Die rot-grüne Bundesregierung Anfang der 2000er beteiligte sich am Afghanistan-Einsatz. Die Bundeswehr sollte sich um die Sicherung der Hauptstadt Kabul kümmern. Eine Ausweitung des Einsatz ohne UN-Mandat lehnte die SPD Schleswig-Holstein ab.[8] 2008 forderte sie knapp, den Afghanistan-Einsatz zu beenden.[9] Nach einem Positionspapier des SPD-Parteivorstandes, schlug die SPD Schleswig-Holstein vor, sich dem Abzugsplan der USA anzuschließen und zwischen 2011 und 2015 alle Truppen abzuziehen. Darüberhinaus sollte Afghanistan aber weiterhin darin unterstützt werden, staatliche Strukturen aufzubauen und analog des europäischen KSZE-Prozesses forderte sie die Vereinten Nationen auf, unter Beteiligung der USA, Russlands, Chinas, Indiens, Pakistan, Afghanistans und anderer regionaler Staaten Verhandlungen für eine Friedensordnung in Zentralasien zu initiieren und zu begleiten.[10]
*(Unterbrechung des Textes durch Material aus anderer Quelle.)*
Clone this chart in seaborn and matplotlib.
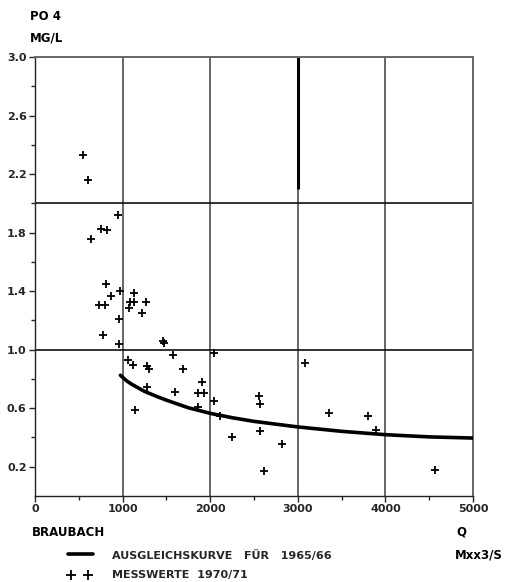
import matplotlib
matplotlib.use("Agg")
import matplotlib.pyplot as plt
import seaborn as sns
import pandas as pd

# Measurements 1970/71 (Q in m3/s, PO4 in mg/l)
meas_q = [552, 601, 948, 753, 826, 636, 811, 970, 1130, 868, 734, 795, 1085, 1127,
          1263, 1069, 1221, 959, 773, 959, 1465, 1476, 2047, 1062, 1122, 1579, 1279,
          1298, 1686, 1903, 1282, 1602, 1857, 1929, 1138, 1857, 2040, 2112, 2561,
          2572, 3079, 3360, 2253, 2569, 2820, 2611, 3805, 3896, 4570]
meas_po4 = [2.33, 2.16, 1.92, 1.825, 1.816, 1.755, 1.447, 1.40, 1.39, 1.367, 1.308, 1.308,
            1.326, 1.326, 1.324, 1.287, 1.249, 1.208, 1.10, 1.037, 1.059, 1.048, 0.975,
            0.93, 0.895, 0.964, 0.891, 0.866, 0.866, 0.777, 0.745, 0.709, 0.706, 0.706,
            0.588, 0.606, 0.649, 0.547, 0.686, 0.627, 0.907, 0.565, 0.403, 0.442, 0.353,
            0.169, 0.545, 0.449, 0.176]

# Fitted curve 1965/66
curve_q = [975, 1050, 1100, 1250, 1400, 1500, 1750, 2000, 2250, 2500, 3000, 3500, 4000, 4500, 5000]
curve_po4 = [0.825, 0.785, 0.765, 0.715, 0.678, 0.655, 0.603, 0.565, 0.535, 0.51, 0.472,
             0.442, 0.419, 0.404, 0.396]

xticks = [0, 1000, 2000, 3000, 4000, 5000]
xminor = [500, 1500, 2500, 3500, 4500]
yticks = [0.2, 0.6, 1.0, 1.4, 1.8, 2.2, 2.6, 3.0]
yminor = [0.4, 0.8, 1.2, 1.6, 2.0, 2.4, 2.8]
hgrid = [1.0, 2.0]
vgrid = [1000, 2000, 3000, 4000]
marker_seg_x = [3000]
marker_seg_y = [2.1, 3.0]

sns.set_style("white")
plt.rcParams['font.family'] = ['DejaVu Sans']

fig = plt.figure(figsize=(5.15, 5.82), dpi=100)
ax = fig.add_axes([35/515, 1-496/582, 438/515, 439/582])

df_m = pd.DataFrame({"Q": meas_q, "PO4": meas_po4})
df_c = pd.DataFrame({"Q": curve_q, "PO4": curve_po4})

for g in vgrid:
    ax.axvline(g, color="#666666", lw=1.4, zorder=1)
for g in hgrid:
    ax.axhline(g, color="#111111", lw=1.2, zorder=1)
ax.vlines(marker_seg_x, marker_seg_y[0], marker_seg_y[1], color="black", lw=2.2, zorder=2)

sns.lineplot(data=df_c, x="Q", y="PO4", ax=ax, color="black", lw=2.6, zorder=3)
sns.scatterplot(data=df_m, x="Q", y="PO4", ax=ax, marker="+", color="black",
                s=40, linewidth=1.3, zorder=4)

ax.set_xlim(0, 5000)
ax.set_ylim(0, 3.0)
ax.set_xlabel("")
ax.set_ylabel("")
ax.set_xticks(xticks)
ax.set_xticklabels([str(t) for t in xticks])
ax.set_xticks(xminor, minor=True)
ax.set_yticks(yticks)
ax.set_yticklabels([f"{t:.1f}" for t in yticks])
ax.set_yticks(yminor, minor=True)
ax.tick_params(axis="both", which="major", direction="out", length=4, width=1,
               labelsize=8, pad=2, bottom=True, left=True)
ax.tick_params(axis="both", which="minor", direction="out", length=3, width=1,
               bottom=True, left=True)
for lab in ax.get_xticklabels() + ax.get_yticklabels():
    lab.set_fontweight("bold")

for side in ["left", "bottom"]:
    ax.spines[side].set_color("#222222")
    ax.spines[side].set_linewidth(1.0)
for side in ["top", "right"]:
    ax.spines[side].set_color("#666666")
    ax.spines[side].set_linewidth(1.4)

tk = dict(fontsize=8.5, fontweight="bold", color="black")
fig.text(30/515, 1-16/582, "PO 4", va="center", ha="left", **tk)
fig.text(30/515, 1-38/582, "MG/L", va="center", ha="left", **tk)
fig.text(32/515, 1-532/582, "BRAUBACH", va="center", ha="left", **tk)
fig.text(456/515, 1-532/582, "Q", va="center", ha="left", **tk)
fig.text(455/515, 1-555/582, "Mxx3/S", va="center", ha="left", **tk)
fig.text(112/515, 1-555/582, "AUSGLEICHSKURVE   FÜR   1965/66", va="center", ha="left",
         fontsize=8, fontweight="bold")
fig.text(112/515, 1-575/582, "MESSWERTE  1970/71", va="center", ha="left",
         fontsize=8, fontweight="bold")
fig.lines.append(plt.Line2D([68/515, 93/515], [1-554/582, 1-554/582],
                            transform=fig.transFigure, color="black", lw=2.6))
fig.lines.append(plt.Line2D([71/515, 88/515], [1-575/582, 1-575/582],
                            transform=fig.transFigure, color="black", lw=0,
                            marker="+", markersize=6.5, markeredgewidth=1.3))

fig.savefig("out.png", dpi=100)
Schröders Nein zum Irak-Krieg

Unter hohem internationalem Druck sagten Bundeskanzler Gerhard Schröder und die rot-grüne Bundesregierung "Nein" zum Irak-Krieg. Unterstützt wurde dieser Kurs von der SPD in Schleswig-Holstein. Der Landesparteitag 2003 beschloss:

"[..] Es geht in dieser Auseinandersetzung darum, ob die Staaten der UNO den Mut, die Kraft und das Selbstbewusstsein haben, dem Ressourcenkrieg der USA zu trotzen. Es geht um die Frage, ob die UNO die Instanz ist, die letztendliche Entscheidungen über Maßnahmen gegen ein Land beschließt oder ob sie vor dem Druck einer Supermacht zurückweicht. Ziel muss die unbedingte Stärkung der UNO sein. Ein von den USA ohne Legitimation durch die UNO durchgeführter Präventiv- Krieg widerspricht dem Völkerrecht. Es kann von deutscher Seite auch aufgrund der grundgesetzlichen Regelungen keine Unterstützung für einen völkerrechtswidrigen Angriff der USA auf den Irak geben. Das heißt auch, mittelbare Unterstützungsleistungen wie Überflugrechte u.ä. dürfen von Deutschland nicht ausgehen. [..]"[11]

Neuausrichtung seit 2014

Nach Äußerungen der Verteidigungsministerin Ursula von der Leyen (CDU), dem Bundespräsidenten Joachim Gauck und dem Außenminister Frank-Walter Steinmeier (SPD) auf der Münchner Sicherheitskonferenz 2013 startete die SPD Schleswig-Holstein einen breiten Diskussionsprozess unter dem Titel "Friedenspolitik heute". Der Landesvorstand beschloss auf seiner Sitzung am 12. Mai 2014 eine Diskussionsgrundlage[12]. Gedruckte Versionen gingen an alle Gliederungen und auch online konnte diskutiert werden. Am 28. Juni - exakt 100 Jahre nach dem Attentat von Sarajevo, welches den 1. Weltkrieg auslöste - fand eine Konferenz in der Businesslounge der Sparkassenarena in Kiel statt. Eingeladen waren unter anderem Frank-Walter Steinmeier, Heidemarie Wieczorek-Zeul und Egon Bahr. In drei Foren wurde über verschiedene Aspekte der Friedenspolitik diskutiert. Die Anregungen fließen dann in das Positionspapier ein, das auf dem Landesparteitag 2014, Lübeck beschlossen werden soll. Im Dezember 2015 sollte das Papier dann auf dem Bundesparteitag beschlossen werden.